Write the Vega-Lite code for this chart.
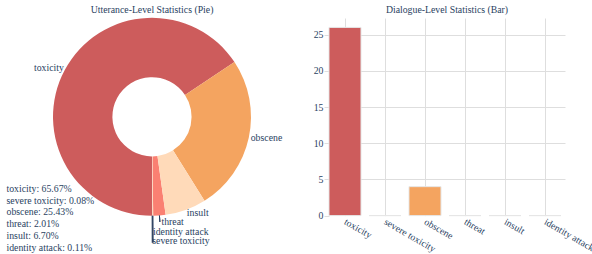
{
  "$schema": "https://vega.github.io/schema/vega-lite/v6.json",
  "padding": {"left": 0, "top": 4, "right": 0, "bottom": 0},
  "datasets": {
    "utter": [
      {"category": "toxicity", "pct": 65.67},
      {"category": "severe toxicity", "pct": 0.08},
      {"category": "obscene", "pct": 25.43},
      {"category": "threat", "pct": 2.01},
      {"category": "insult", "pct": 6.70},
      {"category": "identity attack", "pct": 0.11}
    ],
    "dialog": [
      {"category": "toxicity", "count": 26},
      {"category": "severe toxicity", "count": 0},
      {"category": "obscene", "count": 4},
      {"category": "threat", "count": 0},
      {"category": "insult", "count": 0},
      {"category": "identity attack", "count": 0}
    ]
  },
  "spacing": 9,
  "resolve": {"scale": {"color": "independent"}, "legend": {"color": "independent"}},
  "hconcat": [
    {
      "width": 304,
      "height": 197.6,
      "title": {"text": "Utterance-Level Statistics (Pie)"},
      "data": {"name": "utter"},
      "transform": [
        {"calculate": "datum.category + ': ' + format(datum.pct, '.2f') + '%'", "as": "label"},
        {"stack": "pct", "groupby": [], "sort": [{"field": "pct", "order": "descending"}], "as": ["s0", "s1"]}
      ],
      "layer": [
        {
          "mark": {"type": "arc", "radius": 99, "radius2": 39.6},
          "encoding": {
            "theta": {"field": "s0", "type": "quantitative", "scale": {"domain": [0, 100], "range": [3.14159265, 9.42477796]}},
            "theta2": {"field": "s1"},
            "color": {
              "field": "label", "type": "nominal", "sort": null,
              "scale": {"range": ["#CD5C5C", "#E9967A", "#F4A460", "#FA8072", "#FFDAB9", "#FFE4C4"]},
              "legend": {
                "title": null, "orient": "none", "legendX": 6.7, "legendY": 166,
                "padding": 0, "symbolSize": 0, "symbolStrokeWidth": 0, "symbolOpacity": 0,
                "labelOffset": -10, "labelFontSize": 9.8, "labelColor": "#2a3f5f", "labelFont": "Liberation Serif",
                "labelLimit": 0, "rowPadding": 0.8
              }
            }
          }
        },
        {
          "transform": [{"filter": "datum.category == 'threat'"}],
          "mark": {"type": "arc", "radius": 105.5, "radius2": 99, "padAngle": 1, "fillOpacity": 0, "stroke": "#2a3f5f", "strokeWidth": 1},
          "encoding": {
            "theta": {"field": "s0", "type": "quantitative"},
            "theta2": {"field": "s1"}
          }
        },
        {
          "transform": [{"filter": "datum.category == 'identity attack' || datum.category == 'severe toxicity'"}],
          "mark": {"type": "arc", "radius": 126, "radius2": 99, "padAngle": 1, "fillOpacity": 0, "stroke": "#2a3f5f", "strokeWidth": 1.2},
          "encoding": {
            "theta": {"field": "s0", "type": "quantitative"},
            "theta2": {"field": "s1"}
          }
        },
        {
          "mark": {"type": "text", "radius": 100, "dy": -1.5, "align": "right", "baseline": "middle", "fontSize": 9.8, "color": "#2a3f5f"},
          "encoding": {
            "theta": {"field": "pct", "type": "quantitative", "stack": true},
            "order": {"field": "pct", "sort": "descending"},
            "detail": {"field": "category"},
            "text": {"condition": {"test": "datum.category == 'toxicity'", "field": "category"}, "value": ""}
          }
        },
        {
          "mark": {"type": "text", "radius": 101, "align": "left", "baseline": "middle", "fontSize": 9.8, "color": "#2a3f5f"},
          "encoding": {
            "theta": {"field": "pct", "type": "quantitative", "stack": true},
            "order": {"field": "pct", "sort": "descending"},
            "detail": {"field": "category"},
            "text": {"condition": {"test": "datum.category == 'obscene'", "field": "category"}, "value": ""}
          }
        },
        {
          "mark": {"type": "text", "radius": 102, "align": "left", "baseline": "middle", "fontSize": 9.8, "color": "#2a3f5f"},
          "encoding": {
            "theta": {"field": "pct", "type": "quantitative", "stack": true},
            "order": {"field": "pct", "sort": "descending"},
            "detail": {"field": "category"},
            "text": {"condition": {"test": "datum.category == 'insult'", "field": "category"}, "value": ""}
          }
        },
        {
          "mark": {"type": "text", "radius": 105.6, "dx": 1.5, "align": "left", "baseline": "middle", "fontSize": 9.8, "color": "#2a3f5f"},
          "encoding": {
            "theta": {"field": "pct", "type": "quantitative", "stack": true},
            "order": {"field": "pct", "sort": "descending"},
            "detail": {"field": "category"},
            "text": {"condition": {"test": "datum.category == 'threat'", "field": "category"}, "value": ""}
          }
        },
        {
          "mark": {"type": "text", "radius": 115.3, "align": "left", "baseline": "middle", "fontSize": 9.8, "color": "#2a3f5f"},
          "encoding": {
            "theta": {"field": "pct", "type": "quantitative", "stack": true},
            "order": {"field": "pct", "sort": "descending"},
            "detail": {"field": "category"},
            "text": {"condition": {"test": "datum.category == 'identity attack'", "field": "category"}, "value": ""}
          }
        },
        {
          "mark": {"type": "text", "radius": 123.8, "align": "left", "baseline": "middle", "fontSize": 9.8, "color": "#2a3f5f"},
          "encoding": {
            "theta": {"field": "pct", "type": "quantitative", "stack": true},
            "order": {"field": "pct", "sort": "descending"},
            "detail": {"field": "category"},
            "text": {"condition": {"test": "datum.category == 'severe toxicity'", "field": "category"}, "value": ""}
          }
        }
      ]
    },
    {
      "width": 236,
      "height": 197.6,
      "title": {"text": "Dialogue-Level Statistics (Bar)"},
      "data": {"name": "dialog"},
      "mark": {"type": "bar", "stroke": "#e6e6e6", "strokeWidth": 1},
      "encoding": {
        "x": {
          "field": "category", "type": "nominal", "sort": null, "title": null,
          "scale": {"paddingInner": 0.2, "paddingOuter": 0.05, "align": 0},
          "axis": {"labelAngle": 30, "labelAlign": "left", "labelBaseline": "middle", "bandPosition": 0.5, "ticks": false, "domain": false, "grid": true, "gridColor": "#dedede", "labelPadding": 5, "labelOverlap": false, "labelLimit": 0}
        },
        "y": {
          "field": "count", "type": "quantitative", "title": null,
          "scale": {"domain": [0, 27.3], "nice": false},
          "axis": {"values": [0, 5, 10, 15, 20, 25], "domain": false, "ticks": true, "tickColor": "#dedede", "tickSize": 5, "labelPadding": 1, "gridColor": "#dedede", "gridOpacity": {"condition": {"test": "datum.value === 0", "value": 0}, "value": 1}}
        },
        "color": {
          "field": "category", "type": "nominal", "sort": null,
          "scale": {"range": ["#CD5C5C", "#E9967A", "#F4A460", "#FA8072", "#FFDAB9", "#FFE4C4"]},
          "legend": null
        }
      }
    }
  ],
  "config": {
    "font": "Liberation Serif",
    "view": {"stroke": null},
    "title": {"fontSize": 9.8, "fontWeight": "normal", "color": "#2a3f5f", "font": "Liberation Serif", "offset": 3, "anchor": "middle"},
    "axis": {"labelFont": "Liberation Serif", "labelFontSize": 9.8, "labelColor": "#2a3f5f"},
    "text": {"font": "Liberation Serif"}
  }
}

:: Exercise goal ::
Omit every picture while copying the listing above exactly.

:: Written solution ::
Write the Vega-Lite code for this chart.
{
  "$schema": "https://vega.github.io/schema/vega-lite/v6.json",
  "padding": {"left": 0, "top": 4, "right": 0, "bottom": 0},
  "datasets": {
    "utter": [
      {"category": "toxicity", "pct": 65.67},
      {"category": "severe toxicity", "pct": 0.08},
      {"category": "obscene", "pct": 25.43},
      {"category": "threat", "pct": 2.01},
      {"category": "insult", "pct": 6.70},
      {"category": "identity attack", "pct": 0.11}
    ],
    "dialog": [
      {"category": "toxicity", "count": 26},
      {"category": "severe toxicity", "count": 0},
      {"category": "obscene", "count": 4},
      {"category": "threat", "count": 0},
      {"category": "insult", "count": 0},
      {"category": "identity attack", "count": 0}
    ]
  },
  "spacing": 9,
  "resolve": {"scale": {"color": "independent"}, "legend": {"color": "independent"}},
  "hconcat": [
    {
      "width": 304,
      "height": 197.6,
      "title": {"text": "Utterance-Level Statistics (Pie)"},
      "data": {"name": "utter"},
      "transform": [
        {"calculate": "datum.category + ': ' + format(datum.pct, '.2f') + '%'", "as": "label"},
        {"stack": "pct", "groupby": [], "sort": [{"field": "pct", "order": "descending"}], "as": ["s0", "s1"]}
      ],
      "layer": [
        {
          "mark": {"type": "arc", "radius": 99, "radius2": 39.6},
          "encoding": {
            "theta": {"field": "s0", "type": "quantitative", "scale": {"domain": [0, 100], "range": [3.14159265, 9.42477796]}},
            "theta2": {"field": "s1"},
            "color": {
              "field": "label", "type": "nominal", "sort": null,
              "scale": {"range": ["#CD5C5C", "#E9967A", "#F4A460", "#FA8072", "#FFDAB9", "#FFE4C4"]},
              "legend": {
                "title": null, "orient": "none", "legendX": 6.7, "legendY": 166,
                "padding": 0, "symbolSize": 0, "symbolStrokeWidth": 0, "symbolOpacity": 0,
                "labelOffset": -10, "labelFontSize": 9.8, "labelColor": "#2a3f5f", "labelFont": "Liberation Serif",
                "labelLimit": 0, "rowPadding": 0.8
              }
            }
          }
        },
        {
          "transform": [{"filter": "datum.category == 'threat'"}],
          "mark": {"type": "arc", "radius": 105.5, "radius2": 99, "padAngle": 1, "fillOpacity": 0, "stroke": "#2a3f5f", "strokeWidth": 1},
          "encoding": {
            "theta": {"field": "s0", "type": "quantitative"},
            "theta2": {"field": "s1"}
          }
        },
        {
          "transform": [{"filter": "datum.category == 'identity attack' || datum.category == 'severe toxicity'"}],
          "mark": {"type": "arc", "radius": 126, "radius2": 99, "padAngle": 1, "fillOpacity": 0, "stroke": "#2a3f5f", "strokeWidth": 1.2},
          "encoding": {
            "theta": {"field": "s0", "type": "quantitative"},
            "theta2": {"field": "s1"}
          }
        },
        {
          "mark": {"type": "text", "radius": 100, "dy": -1.5, "align": "right", "baseline": "middle", "fontSize": 9.8, "color": "#2a3f5f"},
          "encoding": {
            "theta": {"field": "pct", "type": "quantitative", "stack": true},
            "order": {"field": "pct", "sort": "descending"},
            "detail": {"field": "category"},
            "text": {"condition": {"test": "datum.category == 'toxicity'", "field": "category"}, "value": ""}
          }
        },
        {
          "mark": {"type": "text", "radius": 101, "align": "left", "baseline": "middle", "fontSize": 9.8, "color": "#2a3f5f"},
          "encoding": {
            "theta": {"field": "pct", "type": "quantitative", "stack": true},
            "order": {"field": "pct", "sort": "descending"},
            "detail": {"field": "category"},
            "text": {"condition": {"test": "datum.category == 'obscene'", "field": "category"}, "value": ""}
          }
        },
        {
          "mark": {"type": "text", "radius": 102, "align": "left", "baseline": "middle", "fontSize": 9.8, "color": "#2a3f5f"},
          "encoding": {
            "theta": {"field": "pct", "type": "quantitative", "stack": true},
            "order": {"field": "pct", "sort": "descending"},
            "detail": {"field": "category"},
            "text": {"condition": {"test": "datum.category == 'insult'", "field": "category"}, "value": ""}
          }
        },
        {
          "mark": {"type": "text", "radius": 105.6, "dx": 1.5, "align": "left", "baseline": "middle", "fontSize": 9.8, "color": "#2a3f5f"},
          "encoding": {
            "theta": {"field": "pct", "type": "quantitative", "stack": true},
            "order": {"field": "pct", "sort": "descending"},
            "detail": {"field": "category"},
            "text": {"condition": {"test": "datum.category == 'threat'", "field": "category"}, "value": ""}
          }
        },
        {
          "mark": {"type": "text", "radius": 115.3, "align": "left", "baseline": "middle", "fontSize": 9.8, "color": "#2a3f5f"},
          "encoding": {
            "theta": {"field": "pct", "type": "quantitative", "stack": true},
            "order": {"field": "pct", "sort": "descending"},
            "detail": {"field": "category"},
            "text": {"condition": {"test": "datum.category == 'identity attack'", "field": "category"}, "value": ""}
          }
        },
        {
          "mark": {"type": "text", "radius": 123.8, "align": "left", "baseline": "middle", "fontSize": 9.8, "color": "#2a3f5f"},
          "encoding": {
            "theta": {"field": "pct", "type": "quantitative", "stack": true},
            "order": {"field": "pct", "sort": "descending"},
            "detail": {"field": "category"},
            "text": {"condition": {"test": "datum.category == 'severe toxicity'", "field": "category"}, "value": ""}
          }
        }
      ]
    },
    {
      "width": 236,
      "height": 197.6,
      "title": {"text": "Dialogue-Level Statistics (Bar)"},
      "data": {"name": "dialog"},
      "mark": {"type": "bar", "stroke": "#e6e6e6", "strokeWidth": 1},
      "encoding": {
        "x": {
          "field": "category", "type": "nominal", "sort": null, "title": null,
          "scale": {"paddingInner": 0.2, "paddingOuter": 0.05, "align": 0},
          "axis": {"labelAngle": 30, "labelAlign": "left", "labelBaseline": "middle", "bandPosition": 0.5, "ticks": false, "domain": false, "grid": true, "gridColor": "#dedede", "labelPadding": 5, "labelOverlap": false, "labelLimit": 0}
        },
        "y": {
          "field": "count", "type": "quantitative", "title": null,
          "scale": {"domain": [0, 27.3], "nice": false},
          "axis": {"values": [0, 5, 10, 15, 20, 25], "domain": false, "ticks": true, "tickColor": "#dedede", "tickSize": 5, "labelPadding": 1, "gridColor": "#dedede", "gridOpacity": {"condition": {"test": "datum.value === 0", "value": 0}, "value": 1}}
        },
        "color": {
          "field": "category", "type": "nominal", "sort": null,
          "scale": {"range": ["#CD5C5C", "#E9967A", "#F4A460", "#FA8072", "#FFDAB9", "#FFE4C4"]},
          "legend": null
        }
      }
    }
  ],
  "config": {
    "font": "Liberation Serif",
    "view": {"stroke": null},
    "title": {"fontSize": 9.8, "fontWeight": "normal", "color": "#2a3f5f", "font": "Liberation Serif", "offset": 3, "anchor": "middle"},
    "axis": {"labelFont": "Liberation Serif", "labelFontSize": 9.8, "labelColor": "#2a3f5f"},
    "text": {"font": "Liberation Serif"}
  }
}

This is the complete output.